###### Audrey Anne Vella

###### April 8, 2020

###### 10:22 am

### This Lesson Was Contributed By:

Audrey Anne Vella Bondin

### This Lesson is For:

### Lesson Duration:

80 mins.

#### What Should You Expect From This Lesson?

Newton's laws of motion are three physical laws that, together, laid the foundation for classical mechanics. They describe the relationship between a body and the forces acting upon it, and its motion in response to those forces.

#### How To Carry Out This Lesson At Home:

Newton’s Laws

a. Newton’s 1st Law

All bodies resist being set into motion, especially ones with large mass.

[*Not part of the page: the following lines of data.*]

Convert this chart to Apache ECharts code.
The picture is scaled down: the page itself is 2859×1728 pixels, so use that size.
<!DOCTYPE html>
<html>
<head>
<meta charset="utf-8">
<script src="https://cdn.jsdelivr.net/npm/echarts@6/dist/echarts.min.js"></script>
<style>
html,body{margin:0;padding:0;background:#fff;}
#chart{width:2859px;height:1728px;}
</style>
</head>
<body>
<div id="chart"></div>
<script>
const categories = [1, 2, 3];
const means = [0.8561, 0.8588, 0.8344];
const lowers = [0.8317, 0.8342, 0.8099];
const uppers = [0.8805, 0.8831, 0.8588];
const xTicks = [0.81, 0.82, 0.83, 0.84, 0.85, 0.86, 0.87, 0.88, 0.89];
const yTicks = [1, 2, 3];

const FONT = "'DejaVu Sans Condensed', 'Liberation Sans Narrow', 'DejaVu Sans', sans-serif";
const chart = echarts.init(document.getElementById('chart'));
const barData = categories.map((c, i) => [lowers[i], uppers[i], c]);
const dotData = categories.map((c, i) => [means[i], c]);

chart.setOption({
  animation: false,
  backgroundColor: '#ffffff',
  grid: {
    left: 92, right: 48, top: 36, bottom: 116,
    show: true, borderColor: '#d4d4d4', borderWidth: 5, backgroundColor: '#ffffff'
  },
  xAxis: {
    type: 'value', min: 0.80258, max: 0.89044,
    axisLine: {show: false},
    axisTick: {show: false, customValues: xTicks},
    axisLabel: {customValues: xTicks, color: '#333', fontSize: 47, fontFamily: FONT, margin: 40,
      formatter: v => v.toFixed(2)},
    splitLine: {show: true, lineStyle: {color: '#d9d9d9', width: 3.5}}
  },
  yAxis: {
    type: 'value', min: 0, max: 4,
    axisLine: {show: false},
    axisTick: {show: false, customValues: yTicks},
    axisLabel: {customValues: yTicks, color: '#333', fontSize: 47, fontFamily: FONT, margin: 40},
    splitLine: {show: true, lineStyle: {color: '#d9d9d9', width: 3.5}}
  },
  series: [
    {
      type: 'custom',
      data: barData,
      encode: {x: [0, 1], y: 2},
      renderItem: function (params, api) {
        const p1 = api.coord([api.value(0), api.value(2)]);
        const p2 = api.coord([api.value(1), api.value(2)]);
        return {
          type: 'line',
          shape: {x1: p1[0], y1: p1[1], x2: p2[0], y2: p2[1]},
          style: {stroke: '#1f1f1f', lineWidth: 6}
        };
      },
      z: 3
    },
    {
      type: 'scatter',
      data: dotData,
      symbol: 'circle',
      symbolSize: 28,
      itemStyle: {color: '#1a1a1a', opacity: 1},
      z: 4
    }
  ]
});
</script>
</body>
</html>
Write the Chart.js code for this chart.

In fact when an object is stationary, it needs a force to make it move.

From the objects below, the object which has the largest mass (the block of wood) would be the most difficult to start moving.

All bodies tend to stay at rest, especially ones with large mass. In fact when an object is stationary it needs a force to make it moving. The bigger the mass, the bigger the force needed to make it moving, the bigger the inertia.

Inertia makes an object:

difficult to start or stop moving,

difficult to change its direction of motion or

difficult to accelerate.

The Inertia of a body can be seen during an accident.

Passengers in a car have a lot of inertia and so they need SEAT BELTS. If the car stops suddenly, the people will tend to keep on moving (through the windscreen), unless the seatbelts exert large forces to stop them.

Newton’s first law of motion states that:

If the forces on a mass are balanced (no resultant force),

– An object in motion, keeps moving.

– An object at rest, will remain at rest.

b. Newton’s 2nd Law.

Newton’ s second law is a link between the resultant force, the mass and the acceleration of an object. Consider the following example:

A block of wood is accelerated by a resultant force – the greater the resultant force, the acceleration.

If the mass of the block increase the acceleration decrease – the greater the acceleration the smaller the mass.

This relation can be found out using the following equipment

We can notice that:

– Resultant force is directly proportional to the acceleration

– Mass is inversely proportional to the acceleration

Newton’s second law can be summarised in the following equation:

Resultant Force = Mass x Acceleration

Example: A supermarket trolley has a mass of 20kg. When pushed by a force of 15N it accelerates at 0.5m/s2.

a. Calculate the resultant force on the trolley that gives it this acceleration.

F = m.a

= 20 x 0.5m/s2 = 10 N

b. What is the frictional force on the trolley?

15N – 10N = 5N

Example: The engine of a car of mass 800kg produces a force of 1500N. The frictional force on the car is 500N.

a. What is the resultant force on the car?

1500N – 500N = 1000N

b. What is the acceleration of the car?

F = m.a but F/ m = a = 1000N/800kg

Newton’s 3rd Law

When two spring balances are connected to each other, and if two students pull the spring balances with an equal force, the spring balances give equal readings.

When only one of the spring balances is pulled and the other remains fixed, the two spring balances continue to give equal readings.

In each case we have a pair of forces which are known as the action and reaction. Here are some more examples of action and reaction pairs.

Sir Isaac Newton was the first to point out that every force has an equal but opposite partner acting in the different direction. This ideas is summed up by Newton’ s third law of motion:

If object A exerts a force on object B, then object B will exert an equal but opposite force on object A.

OR

Action and reaction are equal and opposite.

The sky diver

Every object when falling under gravity falls with the acceleration due to gravity which is 9.8m/s2.

When a skydiver jumps from her aircraft, the air resistance on her increases as her speed rises.

Eventually, the air resistance is enough to balance her weight, and she gains no more speed. She is at her terminal velocity. Typically this is at 60m/s, though the actual values depend on the air conditions, as well as the size, shape and weight of the skydiver.

When the skydiver opens her parachute, the extra area of material increases the air resistance.

She loses speed rapidly until the forces are again in balance, at a greatly reduced terminal velocity.

The sky diver keeps this constant speed till she reaches the ground.